Direction. Find each line with the word "this" and copy it.

(Code that draws figures)

○ ○ ○ ○

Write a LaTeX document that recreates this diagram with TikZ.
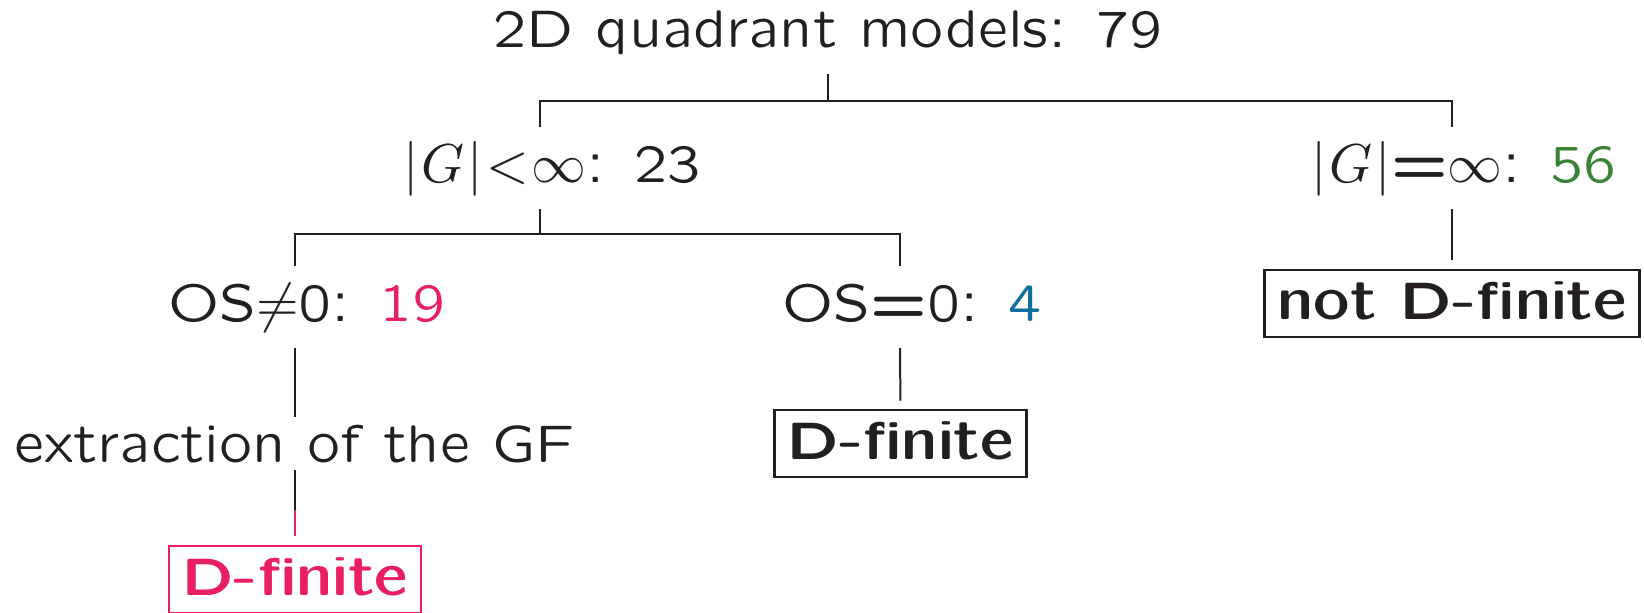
\documentclass[tikz,border=0pt]{standalone}
\usepackage{amsmath}
\usepackage{amssymb}
\usepackage{fontspec}
\setsansfont{lmsansquot8-regular.otf}[BoldFont=lmsansquot8-bold.otf]
\usepackage{tikz}
\usetikzlibrary{positioning}
\definecolor{inkblack}{RGB}{35,31,32}
\definecolor{osred}{RGB}{233,30,99}
\definecolor{osblue}{RGB}{16,110,158}
\definecolor{infgreen}{RGB}{56,132,52}
\newcommand{\RD}[1]{\textcolor{osred}{#1}}
\newcommand{\BL}[1]{\textcolor{osblue}{#1}}
\newcommand{\GR}[1]{\textcolor{infgreen}{#1}}
\newcommand{\Gabs}{$|\mkern1mu G\mkern1mu|$}

\begin{document}
\begin{tikzpicture}[x=0.2pt, y=-0.2pt, color=inkblack, line width=0.4pt,
  lvl/.style={anchor=base, inner sep=0pt, text height=10.9pt, text depth=5pt},
  lvlpad/.style={lvl, execute at begin node={\hspace*{4.8pt}}},
  note/.style={anchor=base, inner sep=0pt, text height=8.8pt, text depth=1.4pt},
  res/.style={draw, line width=0.55pt, font=\sffamily\bfseries, inner xsep=2.6pt, inner ysep=2.8pt, text height=7pt, text depth=0.8pt}]

  \sffamily\fontsize{10.6pt}{12.7pt}\selectfont

  \useasboundingbox (0,0) rectangle (1644,613);

  % levels of the tree
  \node[lvl] (top) at (828,48) {2D quadrant models: 79};
  \node[lvlpad] (fin) at (540,183) {\Gabs$\mkern1mu{<}\mkern1mu\infty$: 23};
  \node[lvlpad] (inf) at (1452,183) {\Gabs{\bfseries=}$\infty$: \GR{56}};
  \node[lvlpad] (osn) at (295,322) {OS$\neq$0: \RD{19}};
  \node[lvlpad] (osz) at (900,322) {OS{\bfseries=}0: \BL{4}};
  \node[note] (ext) at (295,462) {extraction of the GF};

  % results
  \node[res, minimum width=74.6pt] (nd) at (1452,303.5) {not D-finite};
  \node[res, minimum width=50pt] (df) at (900.5,443.5) {D-finite};
  \node[res, minimum width=50pt, draw=osred, text=osred] (pdf) at (295,579.5) {D-finite};

  \coordinate (jtop) at (828,100.7);
  \coordinate (jfin) at (540,234);

  \draw (top.south) -- (jtop); %% top
  \draw (fin.north) |- (jtop) -| (inf.north); %% fin, inf
  \draw (fin.south) -- (jfin); %% fin
  \draw (osn.north) |- (jfin) -| (osz.north); %% osn, osz
  \draw[shorten >=1.8pt] (inf.south) -- (nd.north); % inf->nd
  \draw[shorten >=1.6pt] (osz.south) -- (df.north); % osz->df
  \draw (osn.south) -- (ext.north); % osn->ext
  \path (ext.south) -- (pdf.north) coordinate[pos=0.54] (jext);
  \draw (ext.south) -- (jext);
  \draw[osred, shorten >=1.8pt] (jext) -- (pdf.north); % ext->pdf

\end{tikzpicture}
\end{document}
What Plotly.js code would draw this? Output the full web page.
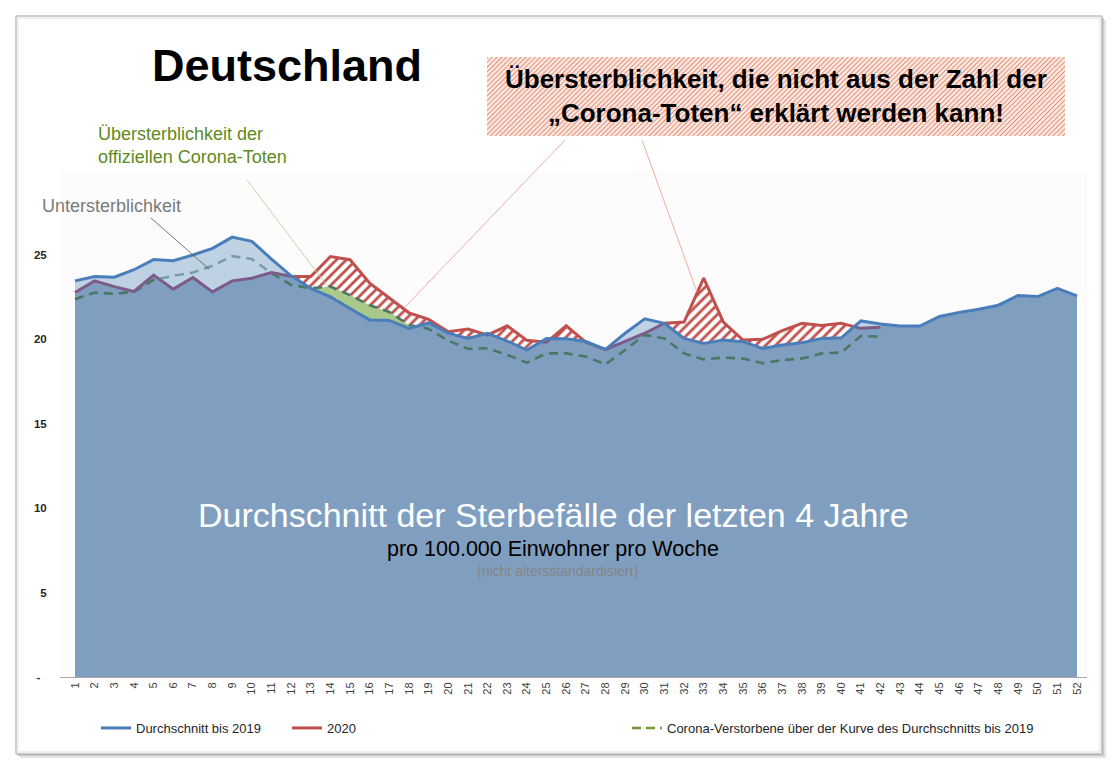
<!DOCTYPE html>
<html>
<head>
<meta charset="utf-8">
<script src="https://cdn.plot.ly/plotly-3.0.1.min.js"></script>
<style>html,body{margin:0;padding:0;background:#fff;}#chart{width:1119px;height:768px;}</style>
</head>
<body>
<div id="chart"></div>
<script>
// ---- data (Sterbefälle pro 100.000 Einwohner pro Woche) ----
const weeks = [1,2,3,4,5,6,7,8,9,10,11,12,13,14,15,16,17,18,19,20,21,22,23,24,25,26,27,28,29,30,31,32,33,34,35,36,37,38,39,40,41,42,43,44,45,46,47,48,49,50,51,52];
const weekLabels = ["1","2","3","4","5","6","7","8","9","10","11","12","13","14","15","16","17","18","19","20","21","22","23","24","25","26","27","28","29","30","31","32","33","34","35","36","37","38","39","40","41","42","43","44","45","46","47","48","49","50","51","52"];
const avgTo2019 = [23.44,23.70,23.66,24.10,24.70,24.63,24.97,25.36,26.03,25.78,24.73,23.74,23.00,22.50,21.80,21.13,21.10,20.63,20.95,20.35,20.03,20.33,19.88,19.34,20.03,20.02,19.85,19.39,20.34,21.19,20.93,20.03,19.74,19.94,19.84,19.44,19.64,19.78,20.03,20.07,21.07,20.89,20.77,20.77,21.33,21.57,21.76,22.00,22.57,22.51,23.00,22.55];
const year2020 = [22.75,23.44,23.10,22.81,23.78,22.95,23.64,22.79,23.44,23.60,23.93,23.70,23.70,24.88,24.69,23.30,22.40,21.55,21.16,20.43,20.59,20.23,20.78,19.92,19.81,20.78,19.81,19.37,19.84,20.34,20.93,21.00,23.60,21.00,19.94,19.98,20.50,20.93,20.80,20.93,20.63,20.70];
const coronaAbove = [22.35,22.75,22.67,22.80,23.50,23.74,23.93,24.33,24.90,24.73,23.90,23.20,23.00,23.10,22.60,22.00,21.60,20.83,20.60,19.90,19.42,19.45,19.06,18.60,19.15,19.15,18.96,18.50,19.35,20.24,20.03,19.15,18.79,18.90,18.85,18.56,18.75,18.85,19.15,19.20,20.18,20.14];
const yTickVals = [0,5,10,15,20,25];
const yTickText = ["-\u00a0\u00a0","5","10","15","20","25"];

// ---- geometry helpers (layout only) ----
const W = 1119, H = 768, M = {l:60, r:32, t:170, b:91};
const PW = W - M.l - M.r, PH = H - M.t - M.b;
const PX = px => (px - M.l) / PW;
const PY = py => (H - M.b - py) / PH;

// insert crossing points of two series so envelopes are exact
function mergeGrid(xs, a, b) {
  const X = [], A = [], B = [];
  for (let i = 0; i < xs.length; i++) {
    if (i > 0) {
      const d0 = a[i-1] - b[i-1], d1 = a[i] - b[i];
      if (d0 * d1 < 0) {
        const t = d0 / (d0 - d1);
        const v = a[i-1] + t * (a[i] - a[i-1]);
        X.push(xs[i-1] + t * (xs[i] - xs[i-1])); A.push(v); B.push(v);
      }
    }
    X.push(xs[i]); A.push(a[i]); B.push(b[i]);
  }
  return {X, A, B};
}
const n20 = year2020.length;
const wk20 = weeks.slice(0, n20);
const avg20 = avgTo2019.slice(0, n20);
const rb = mergeGrid(wk20, avg20, year2020);
const lower = rb.A.map((v, i) => Math.min(v, rb.B[i]));
const darkX = rb.X.concat(weeks.slice(n20 - 1));
const darkY = lower.concat(avgTo2019.slice(n20 - 1));
const bd = mergeGrid(wk20, avg20, coronaAbove);
const upperG = bd.A.map((v, i) => Math.max(v, bd.B[i]));
const rev = arr => arr.slice().reverse();
// split 2020 line: above average (red) / below average (seen through the light area)
const segAbove = i => (rb.B[i] + rb.B[i+1]) >= (rb.A[i] + rb.A[i+1]);
const last = rb.X.length - 1;
const redAboveY = rb.B.map((v, i) => ((i > 0 && segAbove(i-1)) || (i < last && segAbove(i))) ? v : null);
const redBelowY = rb.B.map((v, i) => ((i > 0 && !segAbove(i-1)) || (i < last && !segAbove(i))) ? v : null);

const COL_BLUE = '#4a7ebb', COL_RED = '#c0504d';
const traces = [
  // hatched excess mortality (under 2020 curve)
  {x: wk20, y: year2020, type:'scatter', mode:'lines', fill:'tozeroy', line:{width:0, color:COL_RED},
   fillcolor:'#ffffff', fillpattern:{shape:'/', fgcolor:COL_RED, bgcolor:'#ffffff', size:7, solidity:0.4},
   showlegend:false, hoverinfo:'skip'},
  // green: official corona deaths above average curve
  {x: bd.X.concat(rev(bd.X)), y: upperG.concat(rev(bd.A)), type:'scatter', mode:'lines', fill:'toself',
   fillcolor:'#a9c98b', line:{width:0}, showlegend:false, hoverinfo:'skip'},
  // dark base area
  {x: darkX, y: darkY, type:'scatter', mode:'lines', fill:'tozeroy', fillcolor:'#809fc0',
   line:{width:0}, showlegend:false, hoverinfo:'skip'},
  // dashed corona line
  {x: wk20, y: coronaAbove, type:'scatter', mode:'lines', line:{color:'#4a7866', width:2.6, dash:'9px,6px'},
   showlegend:false, hoverinfo:'skip'},
  // light "Untersterblichkeit" overlay
  {x: rb.X.concat(rev(rb.X)), y: rb.A.concat(rev(lower)), type:'scatter', mode:'lines', fill:'toself',
   fillcolor:'rgba(150,182,212,0.6)', line:{width:0}, showlegend:false, hoverinfo:'skip'},
  // 2020 line, part below the average
  {x: rb.X, y: redBelowY, type:'scatter', mode:'lines', connectgaps:false,
   line:{color:'#7b5b87', width:3}, showlegend:false, hoverinfo:'skip'},
  // 2020 line, part above the average
  {x: rb.X, y: redAboveY, type:'scatter', mode:'lines', name:'2020', legendrank:2, connectgaps:false,
   line:{color:COL_RED, width:3}, hoverinfo:'skip'},
  // average line
  {x: weeks, y: avgTo2019, type:'scatter', mode:'lines', name:'Durchschnitt bis 2019', legendrank:1,
   line:{color:COL_BLUE, width:3}, hoverinfo:'skip'},
  // legend entry for dashed series
  {x:[null], y:[null], type:'scatter', mode:'lines', name:'Corona-Verstorbene über der Kurve des Durchschnitts bis 2019',
   legend:'legend2', line:{color:'#77933c', width:2.5, dash:'9px,5px'}, hoverinfo:'skip'}
];

const hatchSvg = "<svg xmlns='http://www.w3.org/2000/svg' width='578' height='79'><defs>" +
  "<pattern id='p' width='3.4' height='3.4' patternUnits='userSpaceOnUse' patternTransform='rotate(45)'>" +
  "<rect width='3.4' height='3.4' fill='#fbe6de'/><line x1='0' y1='0' x2='0' y2='3.4' stroke='#e07a62' stroke-width='1.5'/></pattern></defs>" +
  "<rect width='578' height='79' fill='url(#p)'/></svg>";

const FONT = 'Arial, "Liberation Sans", sans-serif';
const ann = (px, py, text, size, color, opts) => Object.assign({
  xref:'paper', yref:'paper', x:PX(px), y:PY(py), text, showarrow:false,
  font:{family:FONT, size, color}, xanchor:'center', yanchor:'middle'}, opts || {});
const seg = (x0, y0, x1, y1, color, width) => ({type:'line', xref:'paper', yref:'paper',
  x0:PX(x0), y0:PY(y0), x1:PX(x1), y1:PY(y1), line:{color, width}});
const box = (x0, y0, x1, y1, fill, line, lw) => ({type:'rect', xref:'paper', yref:'paper', layer:'below',
  x0:PX(x0), y0:PY(y0), x1:PX(x1), y1:PY(y1), fillcolor:fill, line:{color:line, width:lw}});

const layout = {
  width: W, height: H,
  margin: {l:M.l, r:M.r, t:M.t, b:M.b, autoexpand:false},
  paper_bgcolor:'#ffffff', plot_bgcolor:'#ffffff',
  font:{family:FONT},
  xaxis:{range:[0.2365, 52.509], tickvals:weeks, ticktext:weekLabels, tickangle:-90,
    tickfont:{family:FONT, size:11, color:'#404040'}, showgrid:false, zeroline:false,
    showline:true, linecolor:'#a6a6a6', linewidth:1, ticks:'', fixedrange:true},
  yaxis:{range:[0, 30], tickvals:yTickVals, ticktext:yTickText, showgrid:false, zeroline:false,
    showline:false, ticks:'outside', ticklen:10, tickcolor:'rgba(0,0,0,0)',
    tickfont:{family:FONT, size:11.5, color:'#262626', weight:'bold'}, fixedrange:true},
  showlegend:true,
  legend:{orientation:'h', x:PX(96), y:PY(728), xanchor:'left', yanchor:'middle', bgcolor:'rgba(0,0,0,0)',
    font:{family:FONT, size:13, color:'#262626'}, entrywidth:146, entrywidthmode:'pixels', traceorder:'normal'},
  legend2:{orientation:'h', x:PX(627), y:PY(728), xanchor:'left', yanchor:'middle', bgcolor:'rgba(0,0,0,0)',
    font:{family:FONT, size:13, color:'#262626'}},
  shapes:[
    box(20, 20, 1106, 758, '#e4e4e4', 'rgba(0,0,0,0)', 0),
    box(18, 18, 1104, 756, '#cbcbcb', 'rgba(0,0,0,0)', 0),
    box(16, 16, 1102, 754, '#ffffff', '#a0a0a0', 1),
    box(18, 18, 1100, 752, 'rgba(0,0,0,0)', '#dedede', 1),
    box(60, 172, 1087, 677, '#fcfcfc', 'rgba(0,0,0,0)', 0),
    seg(151, 218, 209, 269, '#555555', 0.8),
    seg(247, 180, 338, 300, '#c9cc9a', 0.9),
    seg(565, 140, 405, 307, '#eba594', 0.9),
    seg(642, 140, 697, 292, '#eba594', 0.9)
  ],
  images:[{source:'data:image/svg+xml;base64,' + btoa(hatchSvg), xref:'paper', yref:'paper',
    x:PX(487), y:PY(57), sizex:(1065-487)/PW, sizey:(136-57)/PH, sizing:'stretch',
    xanchor:'left', yanchor:'top', layer:'above'}],
  annotations:[
    ann(287, 65, '<b>Deutschland</b>', 45, '#000000'),
    ann(96, 145, 'Übersterblichkeit der<br>offiziellen Corona-Toten', 18, '#5e8a22', {xanchor:'left', align:'left'}),
    ann(40, 206, 'Untersterblichkeit', 18, '#7a7a7a', {xanchor:'left'}),
    ann(776, 96, '<b>Übersterblichkeit, die nicht aus der Zahl der<br>„Corona-Toten“ erklärt werden kann!</b>', 26, '#000000'),
    ann(553, 515, 'Durchschnitt der Sterbefälle der letzten 4 Jahre', 34, '#ffffff'),
    ann(553, 549, 'pro 100.000 Einwohner pro Woche', 21.5, '#000000'),
    ann(557, 571, '(nicht altersstandardisiert)', 14, '#858585')
  ]
};

Plotly.newPlot('chart', traces, layout, {staticPlot:true, displayModeBar:false});
</script>
</body>
</html>
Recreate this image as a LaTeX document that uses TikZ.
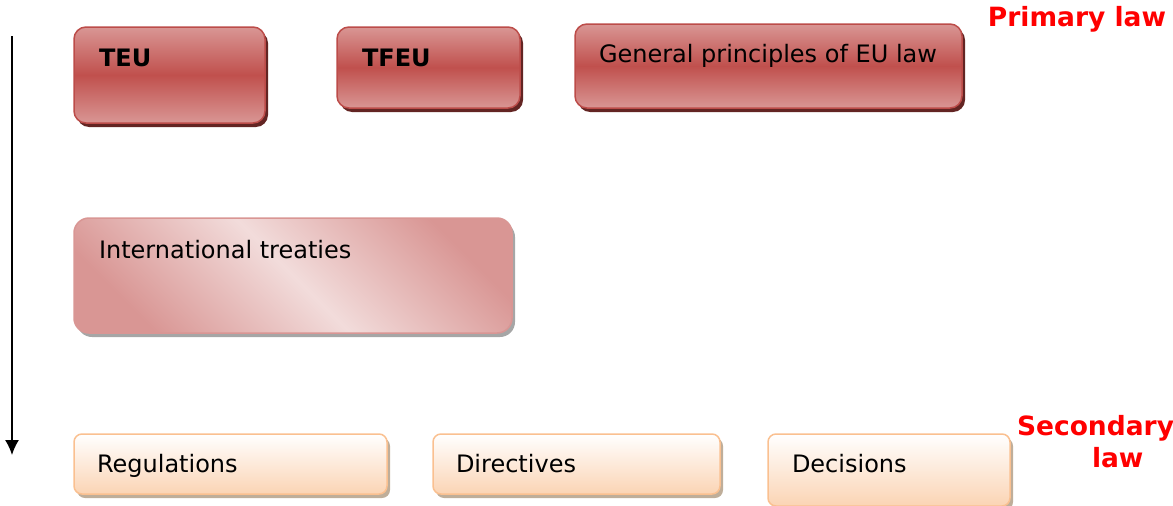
\documentclass[tikz,border=0pt]{standalone}
\usepackage{fontspec}
\setmainfont{DejaVu Sans}
\usepackage{tikz}
\usetikzlibrary{positioning}
\usetikzlibrary{calc}
\usetikzlibrary{shadows}
\usetikzlibrary{arrows.meta}
\usepackage{xcolor}
\definecolor{primlight}{HTML}{D99694}
\definecolor{primdark}{HTML}{C0504D}
\definecolor{primborder}{HTML}{BC4C49}
\definecolor{primshadow}{HTML}{632523}
\definecolor{treatylight}{HTML}{F2DCDB}
\definecolor{treatydark}{HTML}{D99694}
\definecolor{treatyshadow}{HTML}{A6A6A6}
\definecolor{seclight}{HTML}{FFFFFF}
\definecolor{secdark}{HTML}{FBD4B4}
\definecolor{secborder}{HTML}{FAC090}
\definecolor{secshadow}{HTML}{BFAE9A}
\definecolor{lawred}{HTML}{FF0000}
\tikzset{
	x=1pt,
	y=-1pt,
	every node/.style={outer sep=0pt},
	primary/.style={anchor=north west, draw=primborder, line width=1.5pt, rounded corners=12pt, top color=primlight, bottom color=primlight, middle color=primdark, drop shadow={shadow xshift=3pt, shadow yshift=-4pt, fill=primshadow, opacity=1}},
	treaty/.style={anchor=north west, draw=treatydark, line width=1.5pt, rounded corners=15pt, top color=treatydark, bottom color=treatydark, middle color=treatylight, shading angle=-45, drop shadow={shadow xshift=3pt, shadow yshift=-4pt, fill=treatyshadow, opacity=1}},
	secondary/.style={anchor=north west, draw=secborder, line width=1.5pt, rounded corners=8pt, top color=seclight, bottom color=secdark, drop shadow={shadow xshift=3pt, shadow yshift=-4pt, fill=secshadow, opacity=1}},
	lbl/.style={anchor=base west, inner sep=0pt, font=\fontsize{24}{28}\selectfont},
	blbl/.style={anchor=base west, inner sep=0pt, font=\fontsize{24}{28}\selectfont\bfseries},
	lawtag/.style={text=lawred, inner sep=0pt, align=left, font=\fontsize{26.5}{32}\selectfont\bfseries}
}

\begin{document}
\begin{tikzpicture}
	\useasboundingbox (0,0) rectangle (1173,506);
	
	% Primary law
	\node (teu) [primary, minimum width=191pt, minimum height=96pt] at (74,27) {};
	\node (tfeu) [primary, minimum width=183pt, minimum height=81pt] at (337,27) {};
	\node (gen) [primary, minimum width=387pt, minimum height=84pt] at (575,24) {};
	\node (teu text) [blbl] at ($(teu.north west)+(25,39)$) {TEU};
	\node (tfeu text) [blbl] at ($(tfeu.north west)+(25,39)$) {TFEU};
	\node (gen text) [lbl] at ($(gen.north west)+(24,38)$) {General principles of EU law};
	
	% Treaties
	\node (intl) [treaty, minimum width=438pt, minimum height=115pt] at (74,218) {};
	\node (intl text) [lbl] at ($(intl.north west)+(25,40)$) {International treaties};
	
	% Secondary law
	\node (reg) [secondary, minimum width=313pt, minimum height=60pt] at (74,434) {};
	\node (dir) [secondary, minimum width=287pt, minimum height=60pt] at (433,434) {};
	\node (dec) [secondary, minimum width=242pt, minimum height=72pt] at (768,434) {};
	\node (reg text) [lbl] at ($(reg.north west)+(23,38)$) {Regulations};
	\node (dir text) [lbl] at ($(dir.north west)+(23,38)$) {Directives};
	\node (dec text) [lbl] at ($(dec.north west)+(24,38)$) {Decisions};
	
	% Tags
	\node (primary) [lawtag, anchor=base east] at (1166,26) {Primary law};
	\node (secondary) [lawtag, anchor=north west] at (1017,415) {Secondary\\\hspace{75pt}law};
	
	% Hierarchy arrow
	\coordinate (top) at (12,36);
	\coordinate (bottom) at (12,455);
	\draw[line width=1.5pt, -{Latex[length=15pt,width=14pt]}] (top) -- (bottom);
\end{tikzpicture}
\end{document}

○ ○ ○ ○

Full response.
Write a LaTeX document that recreates this diagram with TikZ.
What Plotly.js code would draw this? Output the full web page.
Recreate this image as a LaTeX document that uses TikZ.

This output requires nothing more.